The listing below must be repeated word for word, with its images excluded.
********
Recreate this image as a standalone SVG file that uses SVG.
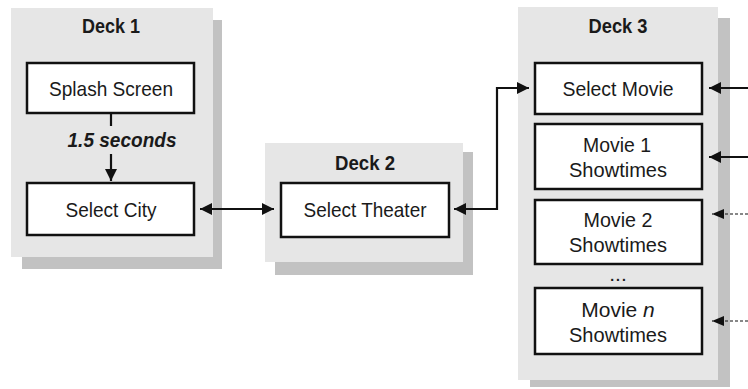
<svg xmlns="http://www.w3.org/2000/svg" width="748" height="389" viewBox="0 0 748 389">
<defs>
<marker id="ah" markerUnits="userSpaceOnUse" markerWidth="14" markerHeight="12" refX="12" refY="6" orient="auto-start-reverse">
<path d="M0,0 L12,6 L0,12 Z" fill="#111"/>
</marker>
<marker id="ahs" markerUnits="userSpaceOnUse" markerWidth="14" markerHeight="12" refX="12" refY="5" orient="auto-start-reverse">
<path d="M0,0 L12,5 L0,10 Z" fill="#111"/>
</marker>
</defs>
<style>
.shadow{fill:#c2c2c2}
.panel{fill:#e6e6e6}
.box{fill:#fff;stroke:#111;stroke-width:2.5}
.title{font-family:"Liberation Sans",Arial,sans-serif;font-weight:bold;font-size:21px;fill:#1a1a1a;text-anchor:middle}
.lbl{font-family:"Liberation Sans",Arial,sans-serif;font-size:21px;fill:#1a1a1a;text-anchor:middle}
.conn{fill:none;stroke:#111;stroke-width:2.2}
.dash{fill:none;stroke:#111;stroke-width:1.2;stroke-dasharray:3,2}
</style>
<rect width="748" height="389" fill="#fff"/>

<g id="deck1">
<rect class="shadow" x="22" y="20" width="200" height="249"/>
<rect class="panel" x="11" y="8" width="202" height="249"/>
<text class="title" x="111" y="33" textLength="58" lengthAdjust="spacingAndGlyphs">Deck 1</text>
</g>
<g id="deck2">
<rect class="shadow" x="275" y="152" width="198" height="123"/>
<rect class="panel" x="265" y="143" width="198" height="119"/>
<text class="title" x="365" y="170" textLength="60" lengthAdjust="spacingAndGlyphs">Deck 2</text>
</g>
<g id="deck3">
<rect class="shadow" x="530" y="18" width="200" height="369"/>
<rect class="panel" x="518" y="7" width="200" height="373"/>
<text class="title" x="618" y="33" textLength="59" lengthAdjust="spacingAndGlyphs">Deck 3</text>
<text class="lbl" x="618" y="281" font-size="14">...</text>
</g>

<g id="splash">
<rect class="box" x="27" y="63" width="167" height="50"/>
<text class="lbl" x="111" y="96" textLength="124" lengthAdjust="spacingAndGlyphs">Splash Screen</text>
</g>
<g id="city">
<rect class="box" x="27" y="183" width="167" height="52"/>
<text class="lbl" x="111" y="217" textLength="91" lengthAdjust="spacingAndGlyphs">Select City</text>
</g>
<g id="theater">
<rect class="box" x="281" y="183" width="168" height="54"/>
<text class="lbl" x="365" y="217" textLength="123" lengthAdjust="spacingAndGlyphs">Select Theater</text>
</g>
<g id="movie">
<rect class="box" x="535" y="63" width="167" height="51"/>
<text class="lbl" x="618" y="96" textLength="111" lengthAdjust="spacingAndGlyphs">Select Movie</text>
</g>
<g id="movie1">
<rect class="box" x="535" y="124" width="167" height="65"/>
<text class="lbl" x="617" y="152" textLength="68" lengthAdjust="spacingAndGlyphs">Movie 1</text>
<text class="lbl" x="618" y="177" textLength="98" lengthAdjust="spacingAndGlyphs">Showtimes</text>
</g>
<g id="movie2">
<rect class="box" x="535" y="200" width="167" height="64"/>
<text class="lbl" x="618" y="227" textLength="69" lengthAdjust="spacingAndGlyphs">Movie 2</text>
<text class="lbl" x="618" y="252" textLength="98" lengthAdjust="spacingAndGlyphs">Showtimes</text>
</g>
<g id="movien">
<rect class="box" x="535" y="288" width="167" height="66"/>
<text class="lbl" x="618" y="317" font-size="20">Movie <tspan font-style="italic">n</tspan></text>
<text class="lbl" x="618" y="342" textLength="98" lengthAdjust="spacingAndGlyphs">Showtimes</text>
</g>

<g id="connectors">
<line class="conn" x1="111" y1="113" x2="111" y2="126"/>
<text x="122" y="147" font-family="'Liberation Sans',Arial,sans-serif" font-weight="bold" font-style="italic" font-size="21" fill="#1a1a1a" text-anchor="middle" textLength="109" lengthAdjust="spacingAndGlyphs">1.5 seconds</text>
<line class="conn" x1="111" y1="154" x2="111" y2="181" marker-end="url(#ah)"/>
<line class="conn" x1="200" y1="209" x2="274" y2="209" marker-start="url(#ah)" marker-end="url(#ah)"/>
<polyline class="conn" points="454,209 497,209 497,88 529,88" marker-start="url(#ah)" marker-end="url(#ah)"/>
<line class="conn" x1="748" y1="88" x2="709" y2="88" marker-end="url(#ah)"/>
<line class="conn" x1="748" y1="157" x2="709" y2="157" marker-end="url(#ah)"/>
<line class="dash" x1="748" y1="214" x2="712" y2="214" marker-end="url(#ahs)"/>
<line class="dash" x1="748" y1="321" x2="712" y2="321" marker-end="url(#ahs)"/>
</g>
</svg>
********
▶ _ANSWER BELOW_
Recreate this image as a standalone SVG file that uses SVG.
<svg xmlns="http://www.w3.org/2000/svg" width="748" height="389" viewBox="0 0 748 389">
<defs>
<marker id="ah" markerUnits="userSpaceOnUse" markerWidth="14" markerHeight="12" refX="12" refY="6" orient="auto-start-reverse">
<path d="M0,0 L12,6 L0,12 Z" fill="#111"/>
</marker>
<marker id="ahs" markerUnits="userSpaceOnUse" markerWidth="14" markerHeight="12" refX="12" refY="5" orient="auto-start-reverse">
<path d="M0,0 L12,5 L0,10 Z" fill="#111"/>
</marker>
</defs>
<style>
.shadow{fill:#c2c2c2}
.panel{fill:#e6e6e6}
.box{fill:#fff;stroke:#111;stroke-width:2.5}
.title{font-family:"Liberation Sans",Arial,sans-serif;font-weight:bold;font-size:21px;fill:#1a1a1a;text-anchor:middle}
.lbl{font-family:"Liberation Sans",Arial,sans-serif;font-size:21px;fill:#1a1a1a;text-anchor:middle}
.conn{fill:none;stroke:#111;stroke-width:2.2}
.dash{fill:none;stroke:#111;stroke-width:1.2;stroke-dasharray:3,2}
</style>
<rect width="748" height="389" fill="#fff"/>

<g id="deck1">
<rect class="shadow" x="22" y="20" width="200" height="249"/>
<rect class="panel" x="11" y="8" width="202" height="249"/>
<text class="title" x="111" y="33" textLength="58" lengthAdjust="spacingAndGlyphs">Deck 1</text>
</g>
<g id="deck2">
<rect class="shadow" x="275" y="152" width="198" height="123"/>
<rect class="panel" x="265" y="143" width="198" height="119"/>
<text class="title" x="365" y="170" textLength="60" lengthAdjust="spacingAndGlyphs">Deck 2</text>
</g>
<g id="deck3">
<rect class="shadow" x="530" y="18" width="200" height="369"/>
<rect class="panel" x="518" y="7" width="200" height="373"/>
<text class="title" x="618" y="33" textLength="59" lengthAdjust="spacingAndGlyphs">Deck 3</text>
<text class="lbl" x="618" y="281" font-size="14">...</text>
</g>

<g id="splash">
<rect class="box" x="27" y="63" width="167" height="50"/>
<text class="lbl" x="111" y="96" textLength="124" lengthAdjust="spacingAndGlyphs">Splash Screen</text>
</g>
<g id="city">
<rect class="box" x="27" y="183" width="167" height="52"/>
<text class="lbl" x="111" y="217" textLength="91" lengthAdjust="spacingAndGlyphs">Select City</text>
</g>
<g id="theater">
<rect class="box" x="281" y="183" width="168" height="54"/>
<text class="lbl" x="365" y="217" textLength="123" lengthAdjust="spacingAndGlyphs">Select Theater</text>
</g>
<g id="movie">
<rect class="box" x="535" y="63" width="167" height="51"/>
<text class="lbl" x="618" y="96" textLength="111" lengthAdjust="spacingAndGlyphs">Select Movie</text>
</g>
<g id="movie1">
<rect class="box" x="535" y="124" width="167" height="65"/>
<text class="lbl" x="617" y="152" textLength="68" lengthAdjust="spacingAndGlyphs">Movie 1</text>
<text class="lbl" x="618" y="177" textLength="98" lengthAdjust="spacingAndGlyphs">Showtimes</text>
</g>
<g id="movie2">
<rect class="box" x="535" y="200" width="167" height="64"/>
<text class="lbl" x="618" y="227" textLength="69" lengthAdjust="spacingAndGlyphs">Movie 2</text>
<text class="lbl" x="618" y="252" textLength="98" lengthAdjust="spacingAndGlyphs">Showtimes</text>
</g>
<g id="movien">
<rect class="box" x="535" y="288" width="167" height="66"/>
<text class="lbl" x="618" y="317" font-size="20">Movie <tspan font-style="italic">n</tspan></text>
<text class="lbl" x="618" y="342" textLength="98" lengthAdjust="spacingAndGlyphs">Showtimes</text>
</g>

<g id="connectors">
<line class="conn" x1="111" y1="113" x2="111" y2="126"/>
<text x="122" y="147" font-family="'Liberation Sans',Arial,sans-serif" font-weight="bold" font-style="italic" font-size="21" fill="#1a1a1a" text-anchor="middle" textLength="109" lengthAdjust="spacingAndGlyphs">1.5 seconds</text>
<line class="conn" x1="111" y1="154" x2="111" y2="181" marker-end="url(#ah)"/>
<line class="conn" x1="200" y1="209" x2="274" y2="209" marker-start="url(#ah)" marker-end="url(#ah)"/>
<polyline class="conn" points="454,209 497,209 497,88 529,88" marker-start="url(#ah)" marker-end="url(#ah)"/>
<line class="conn" x1="748" y1="88" x2="709" y2="88" marker-end="url(#ah)"/>
<line class="conn" x1="748" y1="157" x2="709" y2="157" marker-end="url(#ah)"/>
<line class="dash" x1="748" y1="214" x2="712" y2="214" marker-end="url(#ahs)"/>
<line class="dash" x1="748" y1="321" x2="712" y2="321" marker-end="url(#ahs)"/>
</g>
</svg>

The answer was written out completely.